■ **Required work**: Extract every line of the material that holds the string "chart".

■ **Records to use**:

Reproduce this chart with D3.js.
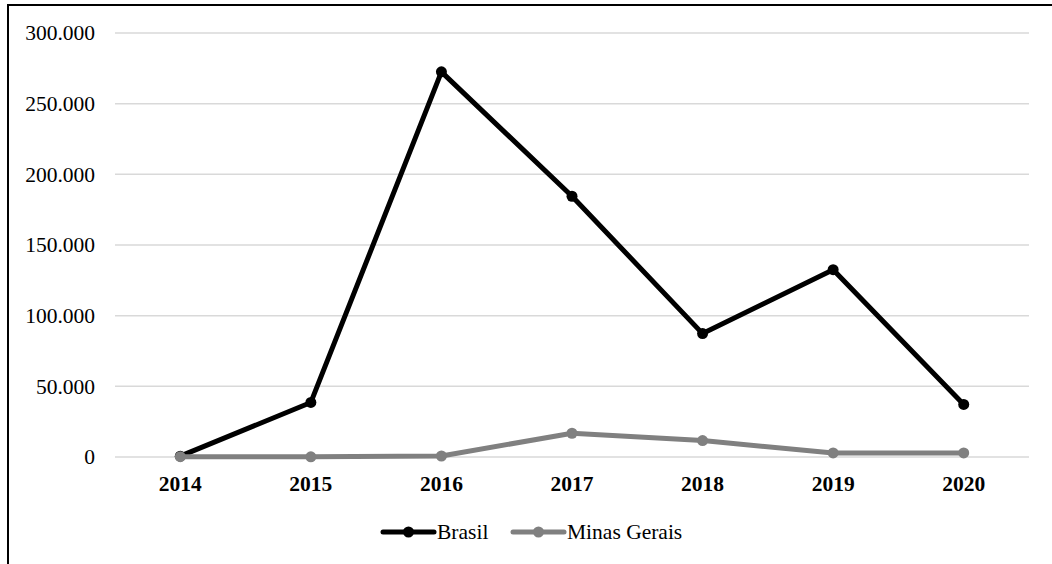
<!DOCTYPE html>
<html>
<head>
<meta charset="utf-8">
<script src="https://cdn.jsdelivr.net/npm/d3@7"></script>
<style>
  html, body { margin: 0; padding: 0; background: #fff; }
  svg { display: block; }
  svg text { font-family: "Liberation Serif", "Times New Roman", "DejaVu Serif", serif !important; fill: #000; }
</style>
</head>
<body>
<script>
// Years on the horizontal axis
const years = ["2014", "2015", "2016", "2017", "2018", "2019", "2020"];
// Series values
const brasil = [600, 38600, 272500, 184500, 87300, 132500, 37200];
const minasGerais = [200, 100, 700, 16800, 11600, 2900, 2900];
// Value axis ticks
const yTicks = [0, 50000, 100000, 150000, 200000, 250000, 300000];
const seriesNames = ["Brasil", "Minas Gerais"];

const W = 1052, H = 564;
const plot = { left: 115, right: 1029, top: 33, bottom: 457 };

const svg = d3.select("body").append("svg")
  .attr("width", W).attr("height", H);

// frame around the chart area
svg.append("rect")
  .attr("x", 8).attr("y", 5)
  .attr("width", W + 10).attr("height", H + 10)
  .attr("fill", "none").attr("stroke", "#000").attr("stroke-width", 2);

const x = d3.scaleBand().domain(years).range([plot.left, plot.right]);
const y = d3.scaleLinear().domain([0, 300000]).range([plot.bottom, plot.top]);

const fmt = v => d3.format(",")(v).replace(/,/g, ".");

// horizontal gridlines
svg.append("g")
  .selectAll("line").data(yTicks).join("line")
  .attr("x1", plot.left).attr("x2", plot.right)
  .attr("y1", d => y(d)).attr("y2", d => y(d))
  .attr("stroke", "#d9d9d9").attr("stroke-width", 1.5);

// value axis labels
const yAxis = svg.append("g")
  .attr("transform", `translate(${plot.left},0)`)
  .call(d3.axisLeft(y).tickValues(yTicks).tickFormat(fmt).tickSize(0).tickPadding(20));
yAxis.attr("font-family", null).attr("font-size", null);
yAxis.select(".domain").remove();
yAxis.selectAll("text")
  .style("font-size", "21.5px").attr("fill", "#000");

// category axis labels
const xAxis = svg.append("g")
  .attr("transform", `translate(0,${plot.bottom})`)
  .call(d3.axisBottom(x).tickSize(0).tickPadding(19));
xAxis.attr("font-family", null).attr("font-size", null);
xAxis.select(".domain").remove();
xAxis.selectAll("text")
  .style("font-size", "21.5px").style("font-weight", "bold").attr("fill", "#000");

const cx = d => x(d) + x.bandwidth() / 2;
const series = [
  { name: seriesNames[0], values: brasil, color: "#000000" },
  { name: seriesNames[1], values: minasGerais, color: "#808080" }
];

const line = d3.line()
  .x((d, i) => cx(years[i]))
  .y(d => y(d));

// series drawn in order, so Minas Gerais sits above Brasil
series.forEach(s => {
  svg.append("path")
    .datum(s.values)
    .attr("d", line)
    .attr("fill", "none")
    .attr("stroke", s.color)
    .attr("stroke-width", 5)
    .attr("stroke-linejoin", "round");
  svg.append("g")
    .selectAll("circle").data(s.values).join("circle")
    .attr("cx", (d, i) => cx(years[i]))
    .attr("cy", d => y(d))
    .attr("r", 5.5)
    .attr("fill", s.color);
});

// legend
const legend = svg.append("g");
const legendItems = [
  { s: series[0], x0: 383 },
  { s: series[1], x0: 513 }
];
legendItems.forEach(({ s, x0 }) => {
  legend.append("line")
    .attr("x1", x0).attr("x2", x0 + 51)
    .attr("y1", 532).attr("y2", 532)
    .attr("stroke", s.color).attr("stroke-width", 5).attr("stroke-linecap", "round");
  legend.append("circle")
    .attr("cx", x0 + 25.5).attr("cy", 532).attr("r", 5.5).attr("fill", s.color);
  legend.append("text")
    .attr("x", x0 + 54).attr("y", 539)
    .style("font-size", "21.5px")
    .text(s.name);
});
</script>
</body>
</html>
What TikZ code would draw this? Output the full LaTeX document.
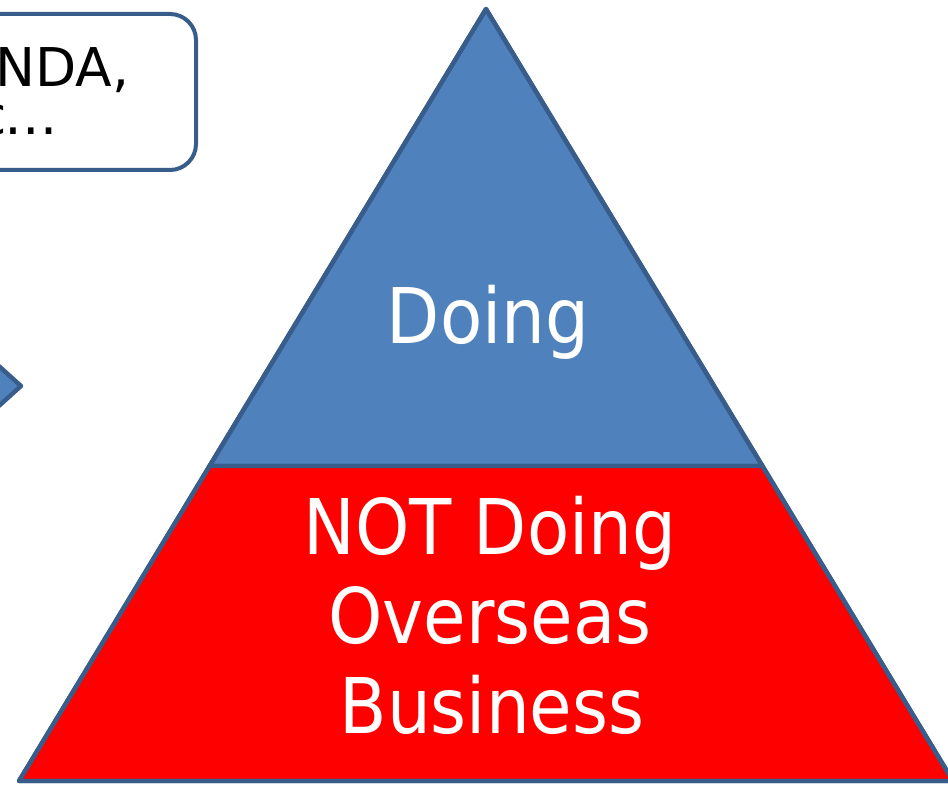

■ **Complete response**:
Reproduce this chart with D3.js.
// frame around the chart area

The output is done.